Behavioral science tells us that two biases—optimism bias and confirmation bias—may be at play when talking about what makes optimistic, positive messages stick and catch on. Optimism Bias is one of the biases many humans seem to possess. We presume that bad things will happen to others and not ourselves, and the future looks rosier than the present or the past. While there are certainly individual, cultural and national differences that tend to influence the degree to which a particular person may be optimistic, study after study tends to show that the human condition may, generally, be an optimistic one. This is particularly true where we think we may have control over a particular outcome, or we can create social distance between ourselves and a person we may deem as more stereotypically likely to have something happen to him or her.
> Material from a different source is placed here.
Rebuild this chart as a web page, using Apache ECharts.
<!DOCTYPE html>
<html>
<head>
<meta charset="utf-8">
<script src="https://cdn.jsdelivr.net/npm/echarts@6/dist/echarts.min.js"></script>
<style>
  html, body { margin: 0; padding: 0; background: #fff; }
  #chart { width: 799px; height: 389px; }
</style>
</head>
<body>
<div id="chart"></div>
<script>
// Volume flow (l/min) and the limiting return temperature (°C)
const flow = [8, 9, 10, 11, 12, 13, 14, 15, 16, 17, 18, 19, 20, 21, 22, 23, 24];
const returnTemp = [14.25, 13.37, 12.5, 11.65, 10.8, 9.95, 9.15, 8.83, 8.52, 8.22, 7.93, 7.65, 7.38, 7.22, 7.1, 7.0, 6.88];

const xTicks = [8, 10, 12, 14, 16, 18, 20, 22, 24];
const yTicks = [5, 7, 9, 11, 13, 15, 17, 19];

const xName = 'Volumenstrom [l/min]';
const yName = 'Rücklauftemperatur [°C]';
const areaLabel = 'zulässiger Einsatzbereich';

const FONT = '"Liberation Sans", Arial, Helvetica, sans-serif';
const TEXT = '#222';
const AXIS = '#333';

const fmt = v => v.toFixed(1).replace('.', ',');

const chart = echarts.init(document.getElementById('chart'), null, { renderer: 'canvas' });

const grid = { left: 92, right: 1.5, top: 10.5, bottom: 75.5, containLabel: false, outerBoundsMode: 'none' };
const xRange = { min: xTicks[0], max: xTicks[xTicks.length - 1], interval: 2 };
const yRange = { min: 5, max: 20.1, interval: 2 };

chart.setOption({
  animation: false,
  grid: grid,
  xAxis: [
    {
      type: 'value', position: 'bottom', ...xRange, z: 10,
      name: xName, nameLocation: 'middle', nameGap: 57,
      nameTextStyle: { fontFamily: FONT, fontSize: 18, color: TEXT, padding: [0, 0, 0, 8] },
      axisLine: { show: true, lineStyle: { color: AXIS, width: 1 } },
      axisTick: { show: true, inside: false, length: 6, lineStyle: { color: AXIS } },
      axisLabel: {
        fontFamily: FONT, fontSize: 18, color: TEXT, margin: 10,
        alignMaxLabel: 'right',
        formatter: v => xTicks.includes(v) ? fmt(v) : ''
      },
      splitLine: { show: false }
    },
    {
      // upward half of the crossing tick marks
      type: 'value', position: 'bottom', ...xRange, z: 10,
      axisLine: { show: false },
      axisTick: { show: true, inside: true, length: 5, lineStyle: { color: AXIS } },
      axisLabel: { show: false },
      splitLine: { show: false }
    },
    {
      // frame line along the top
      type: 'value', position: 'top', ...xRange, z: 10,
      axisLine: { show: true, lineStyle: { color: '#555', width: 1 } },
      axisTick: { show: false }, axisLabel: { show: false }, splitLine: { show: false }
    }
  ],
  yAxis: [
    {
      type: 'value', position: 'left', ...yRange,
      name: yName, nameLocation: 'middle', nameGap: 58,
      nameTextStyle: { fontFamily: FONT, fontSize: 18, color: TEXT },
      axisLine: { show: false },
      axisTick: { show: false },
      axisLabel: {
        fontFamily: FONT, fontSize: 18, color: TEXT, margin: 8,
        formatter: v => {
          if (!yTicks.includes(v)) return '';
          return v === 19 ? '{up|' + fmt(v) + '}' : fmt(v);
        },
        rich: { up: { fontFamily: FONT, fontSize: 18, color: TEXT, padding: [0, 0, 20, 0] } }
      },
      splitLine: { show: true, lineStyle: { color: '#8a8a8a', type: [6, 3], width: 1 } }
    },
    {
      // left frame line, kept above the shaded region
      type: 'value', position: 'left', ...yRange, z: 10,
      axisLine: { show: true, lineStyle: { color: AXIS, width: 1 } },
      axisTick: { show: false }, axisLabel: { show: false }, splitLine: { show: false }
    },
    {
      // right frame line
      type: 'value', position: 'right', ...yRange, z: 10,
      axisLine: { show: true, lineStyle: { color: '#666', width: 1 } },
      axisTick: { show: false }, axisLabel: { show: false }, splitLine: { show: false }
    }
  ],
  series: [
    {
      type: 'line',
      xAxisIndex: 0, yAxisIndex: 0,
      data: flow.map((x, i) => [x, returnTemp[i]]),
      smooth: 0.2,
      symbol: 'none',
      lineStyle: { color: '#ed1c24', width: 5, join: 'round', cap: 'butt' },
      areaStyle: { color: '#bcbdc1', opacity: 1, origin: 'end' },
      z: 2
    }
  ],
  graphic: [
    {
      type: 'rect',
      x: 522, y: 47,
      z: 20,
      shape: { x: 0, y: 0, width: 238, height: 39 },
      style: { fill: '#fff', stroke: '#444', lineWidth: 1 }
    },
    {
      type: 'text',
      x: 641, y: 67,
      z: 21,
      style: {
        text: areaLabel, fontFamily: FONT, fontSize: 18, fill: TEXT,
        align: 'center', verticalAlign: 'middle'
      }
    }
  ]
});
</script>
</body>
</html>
Confirmation Bias is the term used to describe the phenomenon through which individuals tend to accept information that confirms previous beliefs as opposed to that which might challenge them. We also seek out sources of information that play to our confirmation bias. It is no secret that individuals from different political perspectives tend to gravitate towards sources of information that confirm their pre-conceived notions. Liberals turn to Rachel Maddow and MSNBC and conservatives to Fox News and Rush Limbaugh.
According to Emory University psychologist Drew Westen: [The] brain gravitates toward solutions designed to match not only data but desire, by spreading activation to networks that lead to conclusions associated with positive emotions and inhibiting networks that would lead to negative emotions…Positive and negative feelings influence which arguments reach consciousness, the amount of time we spend thinking about different arguments, the extent to which we either accept or search for ‘holes’ in arguments or evidence that is emotionally threatening, the news outlets we follow, and the company we keep.” As a result, “our brains have a remarkable capacity to find their way toward convenient truths—even if they’re not all that true.”
Based on these two biases, humans are generally an optimistic bunch, and when we hear optimistic messages, we tend to confirm our pre-existing tendency towards optimism. Is it then any surprise that optimistic messages, ones that stress unity and hope for the future, are those that, history as shown, are the ones that might generally attract wider support than those based on division and negativity?
Secretary Clinton promoted “Stronger Together” as a rallying cry for her campaign. The otherwise divisive Donald Trump used his “Make America Great Again” slogan to attempt to capture a somewhat positive, optimistic message, one that threads the needle between criticizing the present and conveying a message of optimism for the future. His closing arguments, however, failed to convey that same optimism and the results today may just prove this different approach fatal to his campaign.